Princess Diana’s brother Earl Spencer claims BBC excluded him from Bashir interview probe | UK News
Princess Diana’s brother has claimed a former BBC boss personally “excluded” him from an inquiry into how journalist Martin Bashir secured his famous TV interview with his sister.
Charles Spencer said the corporation’s investigation into whether fake bank statements were used to help land the historic Panorama interview was a “whitewash” – and in explosive new tweets, he has labelled the BBC “incapable of honestly facing up to the ugly truth of this matter”.
He also criticised former director-general Lord Hall personally, saying it was “hardly surprising” he “chose to exclude me” from the investigation.

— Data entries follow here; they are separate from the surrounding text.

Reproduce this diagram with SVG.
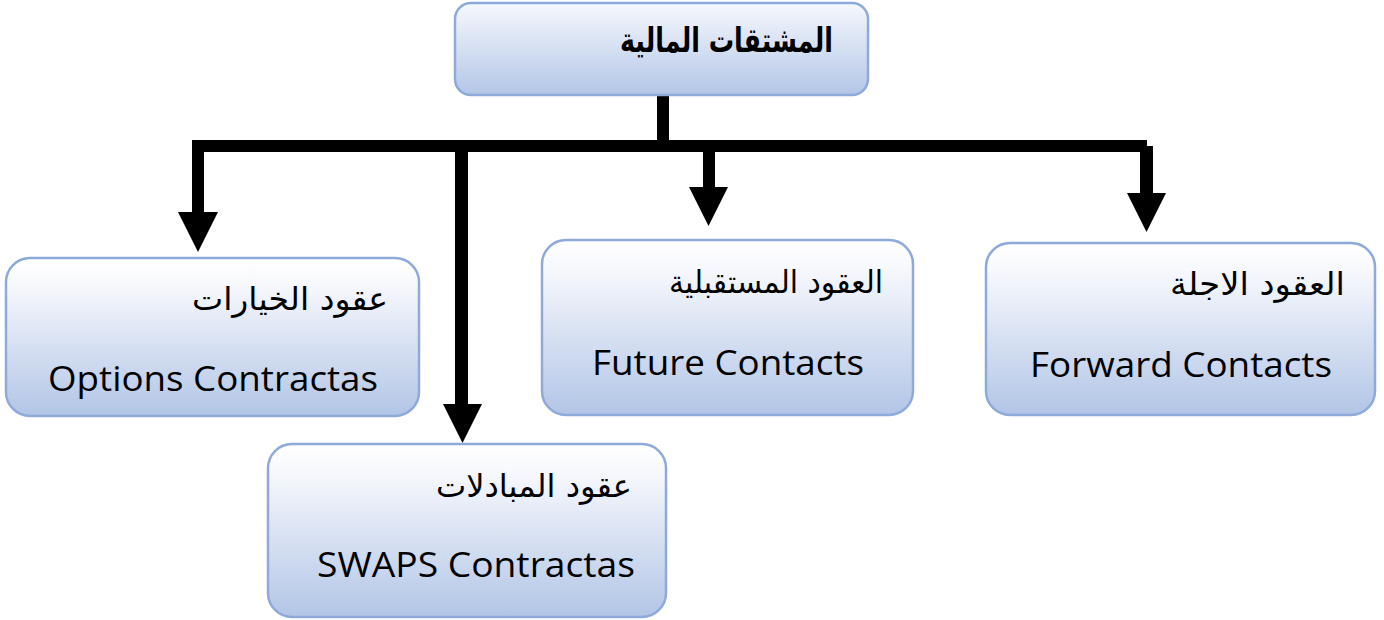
<svg xmlns="http://www.w3.org/2000/svg" width="1384" height="620" viewBox="0 0 1384 620">
<defs>
<linearGradient id="g" x1="0" y1="0" x2="0" y2="1">
<stop offset="0" stop-color="#ffffff"/>
<stop offset="0.15" stop-color="#f8f9fd"/>
<stop offset="1" stop-color="#b2c5e6"/>
</linearGradient>
<linearGradient id="gt" x1="0" y1="0" x2="0" y2="1">
<stop offset="0" stop-color="#f6f8fd"/>
<stop offset="1" stop-color="#b3c6e7"/>
</linearGradient>
<style>
.box{fill:url(#g);stroke:#8eaadb;stroke-width:2.5}
.ar{font-family:'DejaVu Sans',sans-serif;font-size:32px;fill:#000}
.en{font-family:'Open Sans','Liberation Sans',sans-serif;font-size:34px;fill:#000}
.title{font-family:'DejaVu Sans',sans-serif;font-size:34px;font-weight:bold;fill:#000}
.c{fill:#000}
</style>
</defs>
<rect width="1384" height="620" fill="#fff"/>
<g id="connectors" class="c">
<rect x="657" y="94" width="12" height="50"/>
<rect x="192" y="140" width="955" height="12"/>
<rect x="192" y="140" width="12" height="74"/>
<polygon points="178,212 218,212 198,252"/>
<rect x="455" y="150" width="13" height="256"/>
<polygon points="443,404 482,404 462.5,443"/>
<rect x="703" y="150" width="12" height="39"/>
<polygon points="689,187 728,187 708.5,226"/>
<rect x="1140" y="146" width="13" height="49"/>
<polygon points="1127,193 1166,193 1146.5,232"/>
</g>
<g id="root">
<rect x="455" y="3" width="413" height="92" rx="16" fill="url(#gt)" stroke="#8eaadb" stroke-width="2.5"/>
<text class="title" x="833" y="52" text-anchor="end" textLength="213" lengthAdjust="spacingAndGlyphs">المشتقات المالية</text>
</g>
<g id="options">
<rect class="box" x="6" y="258" width="413" height="158" rx="24"/>
<text class="ar" x="388" y="310" text-anchor="end" textLength="196" lengthAdjust="spacingAndGlyphs">عقود الخيارات</text>
<text class="en" x="48" y="391" textLength="330" lengthAdjust="spacingAndGlyphs">Options Contractas</text>
</g>
<g id="swaps">
<rect class="box" x="268" y="444" width="398" height="173" rx="24"/>
<text class="ar" x="632" y="497" text-anchor="end" textLength="196" lengthAdjust="spacingAndGlyphs">عقود المبادلات</text>
<text class="en" x="317" y="577" textLength="318" lengthAdjust="spacingAndGlyphs">SWAPS Contractas</text>
</g>
<g id="future">
<rect class="box" x="542" y="240" width="371" height="175" rx="24"/>
<text class="ar" x="883" y="293" text-anchor="end" textLength="214" lengthAdjust="spacingAndGlyphs">العقود المستقبلية</text>
<text class="en" x="592" y="375" textLength="272" lengthAdjust="spacingAndGlyphs">Future Contacts</text>
</g>
<g id="forward">
<rect class="box" x="986" y="243" width="389" height="172" rx="24"/>
<text class="ar" x="1345" y="295" text-anchor="end" textLength="175" lengthAdjust="spacingAndGlyphs">العقود الاجلة</text>
<text class="en" x="1030" y="377" textLength="302" lengthAdjust="spacingAndGlyphs">Forward Contacts</text>
</g>
</svg>
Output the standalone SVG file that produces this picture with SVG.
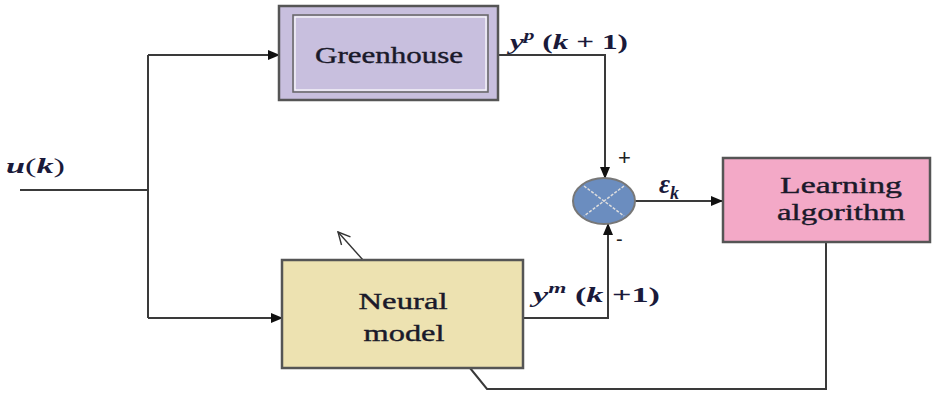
<svg xmlns="http://www.w3.org/2000/svg" width="937" height="394" viewBox="0 0 937 394">
<defs>
<marker id="ah" markerWidth="12" markerHeight="10" refX="11" refY="5" orient="auto" markerUnits="userSpaceOnUse">
<path d="M0,0 L12,5 L0,10 Z" fill="#111"/>
</marker>
<marker id="open" markerWidth="14" markerHeight="14" refX="13" refY="7" orient="auto" markerUnits="userSpaceOnUse">
<path d="M1,1 L13,7 L1,13" fill="none" stroke="#333" stroke-width="1.4"/>
</marker>
</defs>
<style>
.ln{fill:none;stroke:#3a3a3a;stroke-width:2}
.box{stroke:#555;stroke-width:2.5}
.t{font-family:"Liberation Serif","DejaVu Serif","Times New Roman",serif;font-size:24px;font-weight:normal;fill:#1a1a2a;text-anchor:middle;stroke:#1a1a2a;stroke-width:0.4}
.m{font-family:"Liberation Serif","DejaVu Serif","Times New Roman",serif;font-style:italic;font-weight:bold;font-size:22px;fill:#1a1a3a}
.s{font-family:"Liberation Sans","DejaVu Sans",sans-serif;fill:#222}
</style>
<rect width="937" height="394" fill="#fff"/>
<g id="connectors">
<line class="ln" x1="20" y1="190" x2="148" y2="190"/>
<line class="ln" x1="148" y1="55" x2="148" y2="318"/>
<line class="ln" x1="148" y1="55" x2="279" y2="55" marker-end="url(#ah)"/>
<line class="ln" x1="148" y1="318" x2="282" y2="318" marker-end="url(#ah)"/>
<polyline class="ln" points="498,55 605,55 605,178" marker-end="url(#ah)"/>
<polyline class="ln" points="523,318 608,318 608,224" marker-end="url(#ah)"/>
<line class="ln" x1="635" y1="201" x2="722" y2="201" marker-end="url(#ah)"/>
<polyline class="ln" points="826,242 826,389 487,389 470,368"/>
<line x1="363" y1="260" x2="338" y2="232" stroke="#333" stroke-width="1.4" marker-end="url(#open)"/>
</g>
<g id="greenhouse">
<rect class="box" x="279" y="6" width="219" height="94" fill="#c8bfde"/>
<rect x="293" y="15" width="195" height="77" fill="none" stroke="#666" stroke-width="1.5"/>
<rect x="295" y="17" width="191" height="73" fill="none" stroke="#fff" stroke-width="1.2"/>
<text class="t" x="389" y="63" textLength="148" lengthAdjust="spacingAndGlyphs">Greenhouse</text>
</g>
<g id="sum">
<ellipse cx="604" cy="201" rx="31" ry="23" fill="#6b8dbf" stroke="#777" stroke-width="2"/>
<line x1="584" y1="186" x2="624" y2="216" stroke="#ddd" stroke-width="1.5" stroke-dasharray="3,1.5"/>
<line x1="624" y1="186" x2="584" y2="216" stroke="#ddd" stroke-width="1.5" stroke-dasharray="3,1.5"/>
<text class="s" x="618" y="165" font-size="22">+</text>
<text class="s" x="616" y="246" font-size="20">-</text>
</g>
<g id="learning">
<rect class="box" x="723" y="158" width="207" height="84" fill="#f3a9c7"/>
<text class="t" x="841" y="193" textLength="122" lengthAdjust="spacingAndGlyphs">Learning</text>
<text class="t" x="841" y="220" textLength="128" lengthAdjust="spacingAndGlyphs">algorithm</text>
</g>
<g id="neural">
<rect class="box" x="282" y="260" width="241" height="108" fill="#ede2b1"/>
<text class="t" x="403" y="309" textLength="89" lengthAdjust="spacingAndGlyphs">Neural</text>
<text class="t" x="404" y="341" textLength="81" lengthAdjust="spacingAndGlyphs">model</text>
</g>
<g id="labels">
<text class="m" x="6" y="173" textLength="59" lengthAdjust="spacingAndGlyphs">u<tspan font-weight="normal" font-style="normal">(</tspan>k<tspan font-weight="normal" font-style="normal">)</tspan></text>
<text class="m" x="510" y="49" textLength="118" lengthAdjust="spacingAndGlyphs">y<tspan font-size="15" dy="-9">p</tspan><tspan dy="9" font-style="normal"> (</tspan>k<tspan font-style="normal"> + 1)</tspan></text>
<text class="m" x="533" y="302" textLength="127" lengthAdjust="spacingAndGlyphs">y<tspan font-size="15" dy="-9">m</tspan><tspan dy="9" font-style="normal"> (</tspan>k<tspan font-style="normal"> +1)</tspan></text>
<text class="m" x="659" y="193" style="font-size:27px">ε<tspan style="font-size:18px" dy="6">k</tspan></text>
</g>
</svg>
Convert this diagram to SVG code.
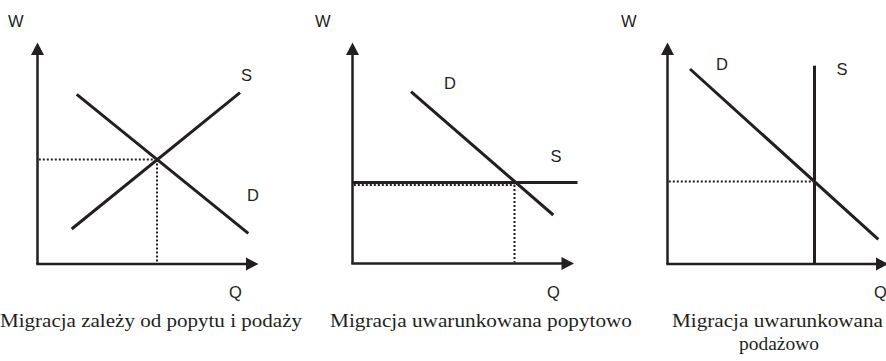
<svg xmlns="http://www.w3.org/2000/svg" width="886" height="361" viewBox="0 0 886 361">
<defs>
<style>
.ax{stroke:#231f20;stroke-width:2.5;fill:none}
.cv{stroke:#231f20;stroke-width:3;fill:none}
.dt{stroke:#231f20;stroke-width:2;stroke-dasharray:2 2;fill:none}
.ah{fill:#231f20}
.lb{font-family:"Liberation Sans",Arial,sans-serif;font-size:16.5px;fill:#231f20}
.cp{font-family:"Liberation Serif","Times New Roman",serif;font-size:19px;fill:#231f20}
</style>
</defs>
<rect width="886" height="361" fill="#ffffff"/>
<g id="panel1">
<line class="ax" x1="37.5" y1="264" x2="37.5" y2="54"/>
<line class="ax" x1="36.3" y1="264" x2="247" y2="264"/>
<polygon class="ah" points="37.5,42.5 31,55 44,55"/>
<polygon class="ah" points="258.5,264 246,257.5 246,270.5"/>
<line class="dt" x1="38.8" y1="159.5" x2="157" y2="159.5"/>
<line class="dt" x1="157" y1="159.5" x2="157" y2="262.8"/>
<line class="cv" x1="71.7" y1="229" x2="240" y2="92.7"/>
<line class="cv" x1="76.7" y1="94.3" x2="248.3" y2="233.3"/>
<text class="lb" x="8" y="27">W</text>
<text class="lb" x="241" y="81">S</text>
<text class="lb" x="247" y="201">D</text>
<text class="lb" x="229" y="298">Q</text>
<text class="cp" x="0" y="327" textLength="302" lengthAdjust="spacingAndGlyphs">Migracja zależy od popytu i podaży</text>
</g>
<g id="panel2">
<line class="ax" x1="352.5" y1="263.5" x2="352.5" y2="54"/>
<line class="ax" x1="351.3" y1="263.5" x2="562" y2="263.5"/>
<polygon class="ah" points="352.5,42.5 346,55 359,55"/>
<polygon class="ah" points="574,263.5 561.5,257 561.5,270"/>
<line class="dt" x1="353.8" y1="185" x2="514.5" y2="185"/>
<line class="dt" x1="514.5" y1="185" x2="514.5" y2="262.3"/>
<line class="cv" x1="352.5" y1="182.5" x2="577.5" y2="182.5"/>
<line class="cv" x1="411" y1="91.7" x2="553.3" y2="215"/>
<text class="lb" x="315" y="27">W</text>
<text class="lb" x="444" y="89">D</text>
<text class="lb" x="550.5" y="161.5">S</text>
<text class="lb" x="547" y="298">Q</text>
<text class="cp" x="330" y="327" textLength="302" lengthAdjust="spacingAndGlyphs">Migracja uwarunkowana popytowo</text>
</g>
<g id="panel3">
<line class="ax" x1="667.5" y1="264" x2="667.5" y2="54"/>
<line class="ax" x1="666.3" y1="264" x2="877" y2="264"/>
<polygon class="ah" points="667.5,42.5 661,55 674,55"/>
<polygon class="ah" points="888.5,264 876,257.5 876,270.5"/>
<line class="dt" x1="668.8" y1="181.5" x2="814.5" y2="181.5"/>
<line class="cv" x1="814.5" y1="65.7" x2="814.5" y2="264"/>
<line class="cv" x1="690" y1="69" x2="878.3" y2="239.3"/>
<text class="lb" x="621" y="27">W</text>
<text class="lb" x="716" y="70">D</text>
<text class="lb" x="836.5" y="75">S</text>
<text class="lb" x="874" y="298">Q</text>
<text class="cp" x="672" y="327" textLength="211" lengthAdjust="spacingAndGlyphs">Migracja uwarunkowana</text>
<text class="cp" x="739" y="350" textLength="80" lengthAdjust="spacingAndGlyphs">podażowo</text>
</g>
<g id="connectors"/>
</svg>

The BBC has promised a new investigation into Mr Bashir’s methods, following claims from some legal experts that a criminal offence may in fact have been committed.
Earl Spencer alleges Mr Bashir used fake documents in order to persuade Princess Diana that two of her senior courtiers were selling information about her to newspapers – and therefore her best course of redress was to speak out in an interview with him.
That face-to-face was watched by millions and contained the famous quote “there are three of us in this marriage” – a reference to Prince Charles’ relationship with the then Camilla Parker Bowles, now Duchess of Cornwall.
Lord Hall of Birkenhead, has told The Times he will co-operate with the new inquiry but claimed to be “unaware” of the alleged forged documents.
He said: “Of course the BBC should look at any new issues raised and speak to whoever they need to.”
And the BBC said in a statement sent to Sky News that it had previously apologised for the statements but that they “played no part” in Diana’s decision to take part in the interview.
It continued: “We are happy to repeat that apology.
“And while this was a quarter of a century ago, we absolutely will investigate – robustly and fairly – substantive new information.”
The corporation added that it was currently “hampered” by the fact Bashir was seriously ill and unable to discuss the claims.
Now the BBC News religion editor, Bashir, 57, is suffering from coronavirus complications.
Allegations about the forged documents first emerged in the weeks after the Panorama interview, prompting the 1996 internal BBC inquiry that effectively absolved Bashir.
But the scandal has been reopened by two television documentaries marking the 25th anniversary of the interview, which prompted Earl Spencer to write to current BBC director-general Tim Davie accusing Bashir of “yellow journalism”.